- [Dataset records]
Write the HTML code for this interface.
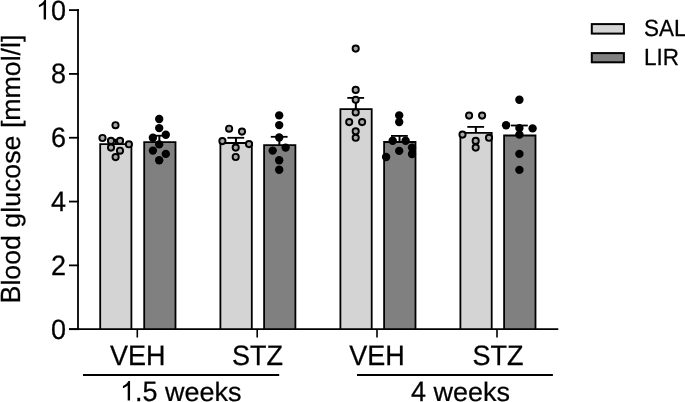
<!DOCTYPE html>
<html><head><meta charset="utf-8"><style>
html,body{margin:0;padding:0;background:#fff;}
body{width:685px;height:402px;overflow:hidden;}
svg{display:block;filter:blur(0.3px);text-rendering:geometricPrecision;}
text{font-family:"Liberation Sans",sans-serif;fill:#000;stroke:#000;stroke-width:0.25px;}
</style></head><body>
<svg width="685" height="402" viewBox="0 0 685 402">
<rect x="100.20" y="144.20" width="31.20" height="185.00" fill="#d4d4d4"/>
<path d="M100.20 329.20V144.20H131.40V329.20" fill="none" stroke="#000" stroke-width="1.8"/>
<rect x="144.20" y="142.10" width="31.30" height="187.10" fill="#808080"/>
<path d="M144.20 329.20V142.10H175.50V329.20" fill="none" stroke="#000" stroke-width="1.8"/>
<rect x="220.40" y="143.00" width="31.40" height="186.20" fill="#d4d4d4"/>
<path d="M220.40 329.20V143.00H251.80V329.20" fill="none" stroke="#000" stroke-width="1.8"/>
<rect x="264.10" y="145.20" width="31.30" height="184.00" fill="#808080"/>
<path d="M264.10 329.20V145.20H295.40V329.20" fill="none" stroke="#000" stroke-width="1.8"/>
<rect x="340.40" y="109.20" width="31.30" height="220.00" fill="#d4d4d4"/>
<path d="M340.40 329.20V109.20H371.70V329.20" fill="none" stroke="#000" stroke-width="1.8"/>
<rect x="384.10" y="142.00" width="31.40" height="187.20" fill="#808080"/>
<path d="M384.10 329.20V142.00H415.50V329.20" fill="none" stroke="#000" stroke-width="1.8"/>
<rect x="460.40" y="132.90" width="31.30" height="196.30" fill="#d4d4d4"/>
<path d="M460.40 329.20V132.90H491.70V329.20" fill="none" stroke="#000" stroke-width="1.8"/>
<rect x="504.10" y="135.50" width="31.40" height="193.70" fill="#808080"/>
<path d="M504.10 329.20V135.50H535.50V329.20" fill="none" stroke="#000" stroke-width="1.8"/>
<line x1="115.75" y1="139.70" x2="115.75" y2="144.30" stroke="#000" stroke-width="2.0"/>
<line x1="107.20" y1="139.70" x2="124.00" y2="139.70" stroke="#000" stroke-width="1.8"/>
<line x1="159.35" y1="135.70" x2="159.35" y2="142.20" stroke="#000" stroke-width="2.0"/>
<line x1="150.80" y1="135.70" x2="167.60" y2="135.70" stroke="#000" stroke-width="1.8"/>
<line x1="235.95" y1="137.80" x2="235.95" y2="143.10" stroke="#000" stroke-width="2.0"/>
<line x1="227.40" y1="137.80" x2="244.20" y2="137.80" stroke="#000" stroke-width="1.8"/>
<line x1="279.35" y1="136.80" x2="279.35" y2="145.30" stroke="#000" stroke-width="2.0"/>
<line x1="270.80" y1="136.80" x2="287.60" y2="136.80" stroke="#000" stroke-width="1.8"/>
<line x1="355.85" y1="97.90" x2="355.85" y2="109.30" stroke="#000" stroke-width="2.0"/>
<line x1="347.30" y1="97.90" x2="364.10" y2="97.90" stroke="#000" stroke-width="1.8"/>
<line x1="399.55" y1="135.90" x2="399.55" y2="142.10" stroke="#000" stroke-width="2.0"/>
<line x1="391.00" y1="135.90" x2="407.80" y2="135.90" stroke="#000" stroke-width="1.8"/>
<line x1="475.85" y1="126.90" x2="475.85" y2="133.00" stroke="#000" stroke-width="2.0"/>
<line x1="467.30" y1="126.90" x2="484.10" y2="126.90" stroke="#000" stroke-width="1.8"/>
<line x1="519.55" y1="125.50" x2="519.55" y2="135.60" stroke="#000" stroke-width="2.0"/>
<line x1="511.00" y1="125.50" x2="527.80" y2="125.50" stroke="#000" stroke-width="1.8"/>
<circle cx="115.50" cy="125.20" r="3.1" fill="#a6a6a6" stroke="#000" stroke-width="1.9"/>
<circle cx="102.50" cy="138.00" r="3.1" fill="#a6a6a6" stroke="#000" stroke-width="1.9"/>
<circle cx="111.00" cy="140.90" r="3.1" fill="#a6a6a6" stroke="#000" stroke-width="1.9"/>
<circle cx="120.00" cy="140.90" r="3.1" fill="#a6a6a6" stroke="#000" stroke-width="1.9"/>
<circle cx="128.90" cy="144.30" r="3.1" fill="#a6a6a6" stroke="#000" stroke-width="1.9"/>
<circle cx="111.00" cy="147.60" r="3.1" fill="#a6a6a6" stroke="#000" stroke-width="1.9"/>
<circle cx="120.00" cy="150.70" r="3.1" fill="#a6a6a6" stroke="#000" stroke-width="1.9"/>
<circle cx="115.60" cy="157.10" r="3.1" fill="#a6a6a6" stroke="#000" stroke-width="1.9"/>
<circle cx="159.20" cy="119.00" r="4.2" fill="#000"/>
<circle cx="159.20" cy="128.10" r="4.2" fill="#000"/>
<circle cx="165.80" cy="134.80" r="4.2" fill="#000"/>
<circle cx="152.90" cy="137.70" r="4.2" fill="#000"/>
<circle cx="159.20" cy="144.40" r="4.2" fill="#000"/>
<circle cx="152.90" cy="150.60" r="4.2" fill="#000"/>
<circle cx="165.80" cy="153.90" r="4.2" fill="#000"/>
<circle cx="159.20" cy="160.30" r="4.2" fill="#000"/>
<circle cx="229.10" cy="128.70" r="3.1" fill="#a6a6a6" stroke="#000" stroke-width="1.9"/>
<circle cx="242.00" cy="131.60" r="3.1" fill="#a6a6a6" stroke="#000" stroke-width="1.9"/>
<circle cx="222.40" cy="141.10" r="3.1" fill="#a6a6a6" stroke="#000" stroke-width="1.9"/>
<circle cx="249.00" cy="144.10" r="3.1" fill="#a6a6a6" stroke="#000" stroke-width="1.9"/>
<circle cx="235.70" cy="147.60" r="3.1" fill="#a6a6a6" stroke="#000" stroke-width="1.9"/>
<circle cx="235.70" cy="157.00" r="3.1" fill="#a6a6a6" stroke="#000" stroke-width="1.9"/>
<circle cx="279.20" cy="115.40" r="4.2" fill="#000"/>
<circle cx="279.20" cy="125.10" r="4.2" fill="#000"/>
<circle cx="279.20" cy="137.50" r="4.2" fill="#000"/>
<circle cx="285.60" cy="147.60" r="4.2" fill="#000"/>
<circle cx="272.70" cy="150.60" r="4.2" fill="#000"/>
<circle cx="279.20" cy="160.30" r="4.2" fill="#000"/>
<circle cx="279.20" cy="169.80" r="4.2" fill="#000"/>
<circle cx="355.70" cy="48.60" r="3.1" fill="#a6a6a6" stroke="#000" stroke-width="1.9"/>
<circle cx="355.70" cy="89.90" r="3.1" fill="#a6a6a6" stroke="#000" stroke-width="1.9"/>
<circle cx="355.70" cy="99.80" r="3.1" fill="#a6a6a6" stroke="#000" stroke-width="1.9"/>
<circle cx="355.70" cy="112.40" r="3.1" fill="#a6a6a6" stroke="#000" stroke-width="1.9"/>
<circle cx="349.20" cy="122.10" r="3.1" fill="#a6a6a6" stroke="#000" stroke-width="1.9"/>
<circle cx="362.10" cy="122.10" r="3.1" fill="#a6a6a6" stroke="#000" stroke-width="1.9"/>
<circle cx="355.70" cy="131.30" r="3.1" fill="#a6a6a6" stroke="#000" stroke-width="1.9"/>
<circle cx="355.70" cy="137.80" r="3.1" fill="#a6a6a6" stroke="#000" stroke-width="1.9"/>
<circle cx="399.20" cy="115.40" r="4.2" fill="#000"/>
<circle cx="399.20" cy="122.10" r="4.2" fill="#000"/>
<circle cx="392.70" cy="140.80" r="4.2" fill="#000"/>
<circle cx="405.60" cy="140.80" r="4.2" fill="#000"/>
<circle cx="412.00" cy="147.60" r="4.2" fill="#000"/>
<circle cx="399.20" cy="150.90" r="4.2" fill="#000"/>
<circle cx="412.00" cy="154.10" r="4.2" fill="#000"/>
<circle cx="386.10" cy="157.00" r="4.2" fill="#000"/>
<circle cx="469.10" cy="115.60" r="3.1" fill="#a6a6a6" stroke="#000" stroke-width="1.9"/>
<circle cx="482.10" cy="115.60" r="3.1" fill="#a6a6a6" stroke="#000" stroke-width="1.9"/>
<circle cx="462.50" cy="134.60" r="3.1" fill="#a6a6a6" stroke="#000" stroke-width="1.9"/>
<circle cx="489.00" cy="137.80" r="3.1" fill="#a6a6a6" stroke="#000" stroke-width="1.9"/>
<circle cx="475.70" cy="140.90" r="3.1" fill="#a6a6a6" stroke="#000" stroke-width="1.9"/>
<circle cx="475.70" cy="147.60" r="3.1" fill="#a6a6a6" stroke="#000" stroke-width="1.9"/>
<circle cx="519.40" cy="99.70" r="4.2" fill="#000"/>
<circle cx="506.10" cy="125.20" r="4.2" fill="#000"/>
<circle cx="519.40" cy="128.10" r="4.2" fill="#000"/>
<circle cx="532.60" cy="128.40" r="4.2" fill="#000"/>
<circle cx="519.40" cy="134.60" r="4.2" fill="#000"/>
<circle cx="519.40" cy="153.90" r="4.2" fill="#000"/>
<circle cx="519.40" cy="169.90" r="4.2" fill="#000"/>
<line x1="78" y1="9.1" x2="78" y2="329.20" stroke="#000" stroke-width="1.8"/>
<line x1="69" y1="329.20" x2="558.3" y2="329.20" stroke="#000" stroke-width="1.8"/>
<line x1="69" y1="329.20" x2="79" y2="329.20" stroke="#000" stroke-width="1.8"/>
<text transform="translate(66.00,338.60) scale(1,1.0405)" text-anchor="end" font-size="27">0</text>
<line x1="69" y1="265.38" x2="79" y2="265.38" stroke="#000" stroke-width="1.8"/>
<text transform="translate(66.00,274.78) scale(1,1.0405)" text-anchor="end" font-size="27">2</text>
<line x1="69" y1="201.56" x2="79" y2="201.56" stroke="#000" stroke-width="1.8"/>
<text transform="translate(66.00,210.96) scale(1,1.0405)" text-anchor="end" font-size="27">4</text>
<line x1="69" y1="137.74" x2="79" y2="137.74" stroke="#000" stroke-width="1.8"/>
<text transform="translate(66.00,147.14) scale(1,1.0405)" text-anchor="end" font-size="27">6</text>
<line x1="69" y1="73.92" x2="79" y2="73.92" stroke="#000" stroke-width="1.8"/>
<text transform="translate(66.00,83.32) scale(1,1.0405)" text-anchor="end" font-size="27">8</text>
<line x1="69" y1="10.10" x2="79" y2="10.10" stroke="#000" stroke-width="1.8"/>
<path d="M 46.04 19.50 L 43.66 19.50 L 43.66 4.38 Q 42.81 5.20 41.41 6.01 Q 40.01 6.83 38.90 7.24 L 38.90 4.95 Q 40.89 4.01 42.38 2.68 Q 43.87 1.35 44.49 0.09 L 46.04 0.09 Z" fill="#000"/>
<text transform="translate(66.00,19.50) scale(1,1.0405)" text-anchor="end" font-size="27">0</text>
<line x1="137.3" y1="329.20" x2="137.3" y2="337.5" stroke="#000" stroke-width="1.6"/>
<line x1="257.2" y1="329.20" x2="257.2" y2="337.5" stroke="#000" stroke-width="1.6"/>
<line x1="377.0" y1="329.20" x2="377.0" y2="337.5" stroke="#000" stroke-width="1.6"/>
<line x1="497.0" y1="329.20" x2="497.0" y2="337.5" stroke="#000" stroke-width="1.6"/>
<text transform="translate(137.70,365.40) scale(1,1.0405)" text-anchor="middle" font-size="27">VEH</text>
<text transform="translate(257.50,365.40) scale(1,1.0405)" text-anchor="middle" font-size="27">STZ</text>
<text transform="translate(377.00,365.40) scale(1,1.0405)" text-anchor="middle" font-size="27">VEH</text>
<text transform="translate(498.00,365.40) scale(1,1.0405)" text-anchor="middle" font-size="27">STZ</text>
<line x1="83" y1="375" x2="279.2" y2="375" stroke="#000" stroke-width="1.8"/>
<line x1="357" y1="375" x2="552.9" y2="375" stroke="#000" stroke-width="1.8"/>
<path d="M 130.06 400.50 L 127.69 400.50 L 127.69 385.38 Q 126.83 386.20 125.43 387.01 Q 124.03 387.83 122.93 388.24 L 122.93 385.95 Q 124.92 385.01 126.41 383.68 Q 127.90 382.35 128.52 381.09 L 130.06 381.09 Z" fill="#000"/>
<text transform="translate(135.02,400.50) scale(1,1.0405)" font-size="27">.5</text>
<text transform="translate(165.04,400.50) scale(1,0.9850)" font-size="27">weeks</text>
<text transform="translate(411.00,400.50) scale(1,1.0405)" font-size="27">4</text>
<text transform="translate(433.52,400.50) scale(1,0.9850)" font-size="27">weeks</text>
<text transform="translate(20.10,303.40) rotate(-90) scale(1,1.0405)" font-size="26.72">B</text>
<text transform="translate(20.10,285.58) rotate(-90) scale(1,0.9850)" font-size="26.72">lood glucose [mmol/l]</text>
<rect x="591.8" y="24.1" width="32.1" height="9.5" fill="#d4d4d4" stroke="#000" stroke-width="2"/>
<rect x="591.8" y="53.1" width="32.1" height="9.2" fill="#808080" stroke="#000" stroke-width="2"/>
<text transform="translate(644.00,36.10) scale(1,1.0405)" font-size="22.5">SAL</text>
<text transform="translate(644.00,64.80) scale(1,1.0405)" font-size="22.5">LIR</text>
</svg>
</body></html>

...

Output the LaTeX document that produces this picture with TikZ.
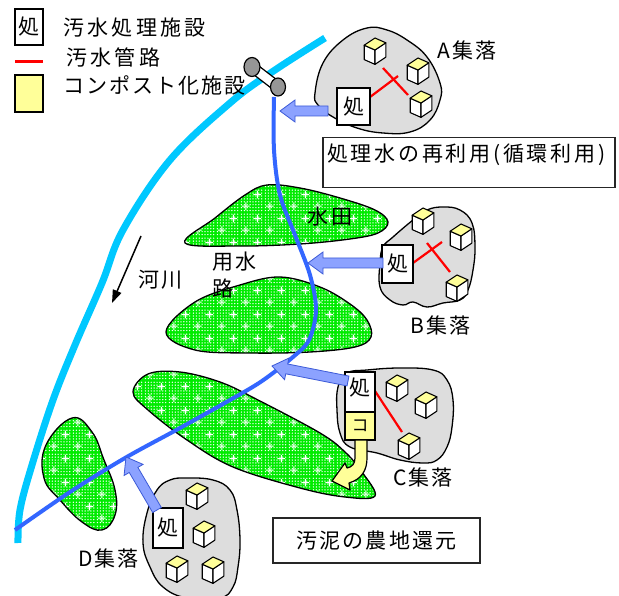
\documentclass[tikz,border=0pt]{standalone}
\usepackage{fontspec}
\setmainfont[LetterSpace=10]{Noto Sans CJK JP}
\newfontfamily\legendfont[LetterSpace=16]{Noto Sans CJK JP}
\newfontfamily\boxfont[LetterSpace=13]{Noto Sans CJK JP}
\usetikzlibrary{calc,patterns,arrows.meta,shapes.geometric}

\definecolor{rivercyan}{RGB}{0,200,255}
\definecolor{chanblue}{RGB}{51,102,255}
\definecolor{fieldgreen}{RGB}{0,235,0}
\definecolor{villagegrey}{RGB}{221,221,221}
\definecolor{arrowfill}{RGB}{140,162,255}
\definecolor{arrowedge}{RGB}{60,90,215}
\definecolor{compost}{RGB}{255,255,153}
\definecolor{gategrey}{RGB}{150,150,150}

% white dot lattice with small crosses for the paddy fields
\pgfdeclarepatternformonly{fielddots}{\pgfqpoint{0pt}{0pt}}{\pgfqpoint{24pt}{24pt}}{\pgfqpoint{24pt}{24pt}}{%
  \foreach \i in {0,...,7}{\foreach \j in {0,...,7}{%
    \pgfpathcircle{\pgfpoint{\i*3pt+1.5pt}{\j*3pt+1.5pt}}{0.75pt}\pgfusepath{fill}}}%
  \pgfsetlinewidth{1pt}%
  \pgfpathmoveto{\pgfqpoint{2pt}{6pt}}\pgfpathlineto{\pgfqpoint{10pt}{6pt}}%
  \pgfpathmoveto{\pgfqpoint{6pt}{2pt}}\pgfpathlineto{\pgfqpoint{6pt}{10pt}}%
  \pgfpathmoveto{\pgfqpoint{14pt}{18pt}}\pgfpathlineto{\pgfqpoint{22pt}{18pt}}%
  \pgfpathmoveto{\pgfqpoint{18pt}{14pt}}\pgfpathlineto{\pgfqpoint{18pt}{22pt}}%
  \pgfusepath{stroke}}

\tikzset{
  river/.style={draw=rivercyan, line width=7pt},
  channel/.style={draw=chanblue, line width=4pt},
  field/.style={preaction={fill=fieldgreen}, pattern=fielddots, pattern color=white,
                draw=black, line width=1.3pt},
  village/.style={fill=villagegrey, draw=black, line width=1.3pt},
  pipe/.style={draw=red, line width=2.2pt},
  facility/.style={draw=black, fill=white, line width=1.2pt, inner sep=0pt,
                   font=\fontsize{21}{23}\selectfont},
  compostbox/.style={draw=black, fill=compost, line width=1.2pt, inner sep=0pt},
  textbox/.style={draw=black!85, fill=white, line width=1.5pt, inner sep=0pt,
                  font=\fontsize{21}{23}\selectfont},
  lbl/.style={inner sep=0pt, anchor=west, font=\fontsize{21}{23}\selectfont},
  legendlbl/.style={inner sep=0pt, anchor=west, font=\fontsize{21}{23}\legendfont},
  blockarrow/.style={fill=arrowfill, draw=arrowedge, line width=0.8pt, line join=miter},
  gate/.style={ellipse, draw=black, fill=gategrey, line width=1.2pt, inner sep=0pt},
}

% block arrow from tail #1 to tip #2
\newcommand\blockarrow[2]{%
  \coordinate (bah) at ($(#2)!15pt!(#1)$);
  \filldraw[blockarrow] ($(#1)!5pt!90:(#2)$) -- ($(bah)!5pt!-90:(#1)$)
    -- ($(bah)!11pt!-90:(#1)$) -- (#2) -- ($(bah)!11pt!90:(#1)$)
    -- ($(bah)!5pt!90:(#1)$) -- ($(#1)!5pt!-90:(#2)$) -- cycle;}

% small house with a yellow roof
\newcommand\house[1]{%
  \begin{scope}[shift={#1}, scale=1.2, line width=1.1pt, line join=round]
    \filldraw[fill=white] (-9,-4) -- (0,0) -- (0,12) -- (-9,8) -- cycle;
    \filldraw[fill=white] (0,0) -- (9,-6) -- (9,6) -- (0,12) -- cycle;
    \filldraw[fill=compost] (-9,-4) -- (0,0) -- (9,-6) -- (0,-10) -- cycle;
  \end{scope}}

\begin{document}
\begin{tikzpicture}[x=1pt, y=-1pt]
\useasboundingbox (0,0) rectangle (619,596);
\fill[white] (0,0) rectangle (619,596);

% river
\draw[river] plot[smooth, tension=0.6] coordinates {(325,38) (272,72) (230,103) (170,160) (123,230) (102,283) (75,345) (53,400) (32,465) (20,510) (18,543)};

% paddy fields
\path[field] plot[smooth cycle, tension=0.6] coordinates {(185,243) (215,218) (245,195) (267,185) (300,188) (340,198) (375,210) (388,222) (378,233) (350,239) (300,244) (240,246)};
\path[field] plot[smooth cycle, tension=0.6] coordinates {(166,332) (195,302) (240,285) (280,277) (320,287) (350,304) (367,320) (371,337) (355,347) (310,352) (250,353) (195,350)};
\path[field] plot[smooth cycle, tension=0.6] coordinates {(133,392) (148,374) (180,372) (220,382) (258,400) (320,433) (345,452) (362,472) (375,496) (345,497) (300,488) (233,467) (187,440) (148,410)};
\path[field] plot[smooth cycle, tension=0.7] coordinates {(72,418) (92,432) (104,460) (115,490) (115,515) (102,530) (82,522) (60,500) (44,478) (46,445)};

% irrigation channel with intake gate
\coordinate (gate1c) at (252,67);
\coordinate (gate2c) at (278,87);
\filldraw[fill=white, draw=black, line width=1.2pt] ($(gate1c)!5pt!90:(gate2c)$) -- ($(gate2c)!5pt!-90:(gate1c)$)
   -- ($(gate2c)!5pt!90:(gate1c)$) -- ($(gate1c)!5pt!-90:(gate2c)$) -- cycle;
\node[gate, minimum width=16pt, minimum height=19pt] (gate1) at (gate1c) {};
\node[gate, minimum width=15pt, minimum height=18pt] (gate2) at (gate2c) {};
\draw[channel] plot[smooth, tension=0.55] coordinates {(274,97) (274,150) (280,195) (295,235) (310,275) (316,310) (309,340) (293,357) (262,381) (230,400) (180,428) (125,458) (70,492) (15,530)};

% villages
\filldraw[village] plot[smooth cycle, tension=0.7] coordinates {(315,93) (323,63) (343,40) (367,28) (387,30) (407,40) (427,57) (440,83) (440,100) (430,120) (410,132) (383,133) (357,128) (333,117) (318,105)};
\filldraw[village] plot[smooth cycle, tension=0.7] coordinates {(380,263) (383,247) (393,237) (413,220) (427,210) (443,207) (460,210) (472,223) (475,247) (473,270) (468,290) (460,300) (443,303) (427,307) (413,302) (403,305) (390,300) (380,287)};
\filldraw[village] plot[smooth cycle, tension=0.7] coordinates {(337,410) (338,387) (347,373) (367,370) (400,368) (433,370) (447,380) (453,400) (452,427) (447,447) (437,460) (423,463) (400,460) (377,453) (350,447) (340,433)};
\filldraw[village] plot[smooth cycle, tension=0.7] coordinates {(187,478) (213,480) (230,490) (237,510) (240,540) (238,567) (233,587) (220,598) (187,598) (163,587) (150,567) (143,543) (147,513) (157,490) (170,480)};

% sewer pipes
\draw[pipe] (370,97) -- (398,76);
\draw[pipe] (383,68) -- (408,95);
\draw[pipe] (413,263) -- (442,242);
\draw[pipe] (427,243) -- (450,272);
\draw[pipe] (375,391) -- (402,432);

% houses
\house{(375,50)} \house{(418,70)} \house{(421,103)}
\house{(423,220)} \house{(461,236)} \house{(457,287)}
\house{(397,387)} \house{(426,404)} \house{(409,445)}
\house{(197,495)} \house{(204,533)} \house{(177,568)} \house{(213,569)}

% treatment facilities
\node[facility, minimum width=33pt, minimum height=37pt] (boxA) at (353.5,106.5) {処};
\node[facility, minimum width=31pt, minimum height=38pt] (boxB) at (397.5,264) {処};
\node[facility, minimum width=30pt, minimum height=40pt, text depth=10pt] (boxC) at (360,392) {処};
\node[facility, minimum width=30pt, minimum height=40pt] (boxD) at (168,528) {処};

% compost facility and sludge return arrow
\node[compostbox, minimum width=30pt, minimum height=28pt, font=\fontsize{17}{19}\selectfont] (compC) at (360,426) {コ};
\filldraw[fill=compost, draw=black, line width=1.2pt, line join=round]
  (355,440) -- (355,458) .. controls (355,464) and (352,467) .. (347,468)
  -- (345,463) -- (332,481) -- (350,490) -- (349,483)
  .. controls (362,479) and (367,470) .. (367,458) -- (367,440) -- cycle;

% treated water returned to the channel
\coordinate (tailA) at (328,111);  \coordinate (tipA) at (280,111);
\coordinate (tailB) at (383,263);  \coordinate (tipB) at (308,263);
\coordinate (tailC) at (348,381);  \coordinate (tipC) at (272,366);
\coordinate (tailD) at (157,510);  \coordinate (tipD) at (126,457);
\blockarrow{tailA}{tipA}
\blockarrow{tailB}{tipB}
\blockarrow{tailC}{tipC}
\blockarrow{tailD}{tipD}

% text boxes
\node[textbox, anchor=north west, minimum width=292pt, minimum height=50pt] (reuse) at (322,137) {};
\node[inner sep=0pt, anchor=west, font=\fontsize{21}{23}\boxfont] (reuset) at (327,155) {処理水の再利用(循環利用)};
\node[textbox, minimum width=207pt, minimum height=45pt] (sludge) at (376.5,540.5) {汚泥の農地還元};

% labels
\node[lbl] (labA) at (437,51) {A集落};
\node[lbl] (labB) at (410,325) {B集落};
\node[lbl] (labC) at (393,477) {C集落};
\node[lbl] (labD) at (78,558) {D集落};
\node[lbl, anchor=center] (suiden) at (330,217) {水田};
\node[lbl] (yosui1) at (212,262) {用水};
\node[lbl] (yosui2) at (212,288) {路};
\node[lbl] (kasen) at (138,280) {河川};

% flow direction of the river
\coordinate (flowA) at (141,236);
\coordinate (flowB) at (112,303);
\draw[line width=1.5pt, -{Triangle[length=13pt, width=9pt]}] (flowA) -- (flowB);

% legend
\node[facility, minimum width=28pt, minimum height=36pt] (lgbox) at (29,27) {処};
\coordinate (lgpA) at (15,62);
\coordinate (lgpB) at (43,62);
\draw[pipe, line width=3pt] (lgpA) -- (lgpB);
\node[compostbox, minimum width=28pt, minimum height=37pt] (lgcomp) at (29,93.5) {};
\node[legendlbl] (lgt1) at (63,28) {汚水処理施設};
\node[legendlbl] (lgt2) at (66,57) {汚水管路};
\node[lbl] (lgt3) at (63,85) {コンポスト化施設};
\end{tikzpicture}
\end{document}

- [Task goal] Look through the listing above and count the lines where the string "with" appears. Report the number only.

- [Answer to this exercise] 4